Did someone you know work on the Shuttle tiles? Or on something related? Or in the same building? Ask them for more information!

Do you have old NASA books? Or are you really, really good at web searching? See what you can dig up!

Do you know someone who might know something at an air and space museum? Or a materials science department? Did your old databases professor once mention something about a Space Shuttle? Get in touch!

Please do not swamp NASA (or their contractors) with rude, burdensome, or poorly constructed requests, via FOIA or other channels. We’re all on the same team here: against forgetting, not against the institutions that might remember.

I don’t own the idea of trying to make the Shuttle tile records public. I encourage you to search on your own. But I am very interested, and eager to spend more time and effort. I’m running Twitter ads for this, and I would contribute resources to digitizing and hosting the database if necessary. With any information or advice you want to share, get in touch with me at @vruba on Twitter or by e-mail at celoyd@gmail.com.

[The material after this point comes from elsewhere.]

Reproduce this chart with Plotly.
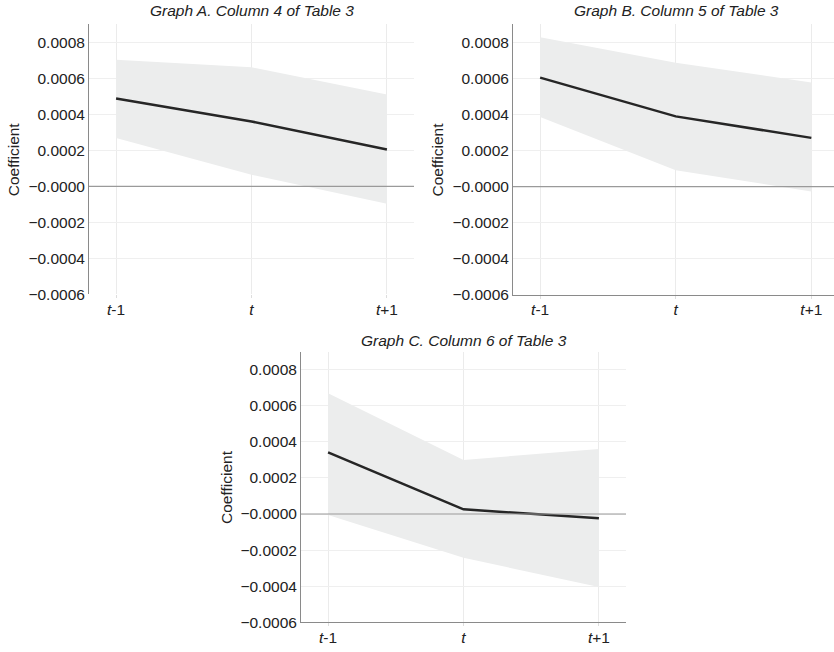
import plotly.graph_objects as go

categories = ["t-1", "t", "t+1"]
tick_labels = ["<i>t</i>-1", "<i>t</i>", "<i>t</i>+1"]

a_coef = [0.000488, 0.000360, 0.000204]
a_upper = [0.000703, 0.000661, 0.000510]
a_lower = [0.000268, 0.000064, -0.000097]

b_coef = [0.000604, 0.000389, 0.000270]
b_upper = [0.000827, 0.000687, 0.000577]
b_lower = [0.000385, 0.000091, -0.000027]

c_coef = [0.000342, 0.000026, -0.000024]
c_upper = [0.000670, 0.000300, 0.000360]
c_lower = [-0.000005, -0.000243, -0.000404]

y_tickvals = [-0.0006, -0.0004, -0.0002, 0.0, 0.0002, 0.0004, 0.0006, 0.0008]
y_ticktext = ["\u22120.0006", "\u22120.0004", "\u22120.0002", "\u22120.0000",
              "0.0002", "0.0004", "0.0006", "0.0008"]

titles = ["Graph A. Column 4 of Table 3", "Graph B. Column 5 of Table 3",
          "Graph C. Column 6 of Table 3"]

W, H = 834, 652
FONT = "Liberation Sans, Arial, Helvetica, sans-serif"
FS = 15.5

panels = [
    # (coef, upper, lower, x0px, x1px, ytop_px, ybot_px, xrange, showbottom)
    (a_coef, a_upper, a_lower, 89, 414, 24.5, 298, [-0.2, 2.2], False),
    (b_coef, b_upper, b_lower, 513, 834, 24.5, 298.5, [-0.2, 2.167], True),
    (c_coef, c_upper, c_lower, 301, 626, 356, 630, [-0.2, 2.2], True),
]

fig = go.Figure()
layout = dict(width=W, height=H, margin=dict(l=0, r=0, t=0, b=0),
              paper_bgcolor="white", plot_bgcolor="white", showlegend=False,
              font=dict(family=FONT, size=FS, color="#222"))
annotations = []
shapes = []

for i, (coef, up, lo, x0, x1, yt, yb, xr, showbottom) in enumerate(panels):
    n = i + 1
    xa = "x" if n == 1 else f"x{n}"
    ya = "y" if n == 1 else f"y{n}"
    fig.add_trace(go.Scatter(x=categories, y=lo, mode="lines", line=dict(width=0),
                             xaxis=xa, yaxis=ya, hoverinfo="skip"))
    fig.add_trace(go.Scatter(x=categories, y=up, mode="lines", line=dict(width=0),
                             fill="tonexty", fillcolor="rgb(236,237,237)",
                             xaxis=xa, yaxis=ya, hoverinfo="skip"))
    fig.add_trace(go.Scatter(x=categories, y=coef, mode="lines",
                             line=dict(color="#262626", width=2.5),
                             xaxis=xa, yaxis=ya))
    xkey = "xaxis" if n == 1 else f"xaxis{n}"
    ykey = "yaxis" if n == 1 else f"yaxis{n}"
    layout[xkey] = dict(domain=[x0 / W, x1 / W], anchor=ya, type="category",
                        range=xr, tickvals=categories, ticktext=tick_labels,
                        showgrid=True, gridcolor="#ebebeb", gridwidth=1,
                        ticks="outside", ticklen=3, tickcolor="#dddddd",
                        ticklabelstandoff=-2,
                        showline=showbottom, linecolor="#8a8a8a", linewidth=1,
                        zeroline=False, tickfont=dict(size=FS, color="#222"),
                        fixedrange=True)
    layout[ykey] = dict(domain=[(H - yb) / H, (H - yt) / H], anchor=xa,
                        range=[-0.0006, 0.0009], tickvals=y_tickvals,
                        ticktext=y_ticktext, showgrid=True, gridcolor="#efefef",
                        gridwidth=1, showline=True, linecolor="#8a8a8a",
                        linewidth=1, ticks="", zeroline=False,
                        tickfont=dict(size=FS, color="#222"), fixedrange=True)
    # zero reference line
    shapes.append(dict(type="line", xref=f"{xa} domain", yref=ya, x0=0, x1=1,
                       y0=0, y1=0, line=dict(color="#9a9a9a", width=1.2),
                       layer="above"))
    # panel title
    ty = 11 if n < 3 else 345
    annotations.append(dict(text=f"<i>{titles[i]}</i>", xref="paper", yref="paper",
                            x=(x0 + (x1 if n != 2 else 839)) / 2 / W,
                            y=1 - ty / H, showarrow=False, xanchor="center",
                            yanchor="middle", font=dict(size=FS, color="#222")))
    # y axis title
    yx = {1: 13, 2: 438, 3: 227}[n]
    annotations.append(dict(text="Coefficient", textangle=-90, xref="paper",
                            yref="paper", x=yx / W, y=1 - ((yt + yb) / 2) / H,
                            showarrow=False, xanchor="center", yanchor="middle",
                            font=dict(size=FS, color="#222")))

layout["annotations"] = annotations
layout["shapes"] = shapes
fig.update_layout(**layout)
fig.write_html(
    "out.html",
    config={"displayModeBar": False},
    post_script=("document.body.style.margin='0';"
                 "document.body.style.padding='0';"
                 "document.body.style.overflow='hidden';"),
)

Are you a conspiracy theorist?

No. I don’t think that the tile database not public for any less than honorable reason, or that there’s anything at all shady in it. In particular, I don’t expect anything in the database to contradict the consensus accounts of the Shuttle disasters.

I bring this up because people in public-facing jobs at big institutions, who have to deal with a lot of cranks, sometimes assume that’s why I’m asking for information. After several misunderstandings, it seems worth spelling out that I seek the database for the sake of the database, not in the service of any unusual theory.

I think the database is not already public for three reasons: lack of funding (for archive/history/education work at NASA), ordinary bureaucratic inertia, and an underestimation of public interest. The first two forces are stronger than a conspiracy. I hope this project can help change the third.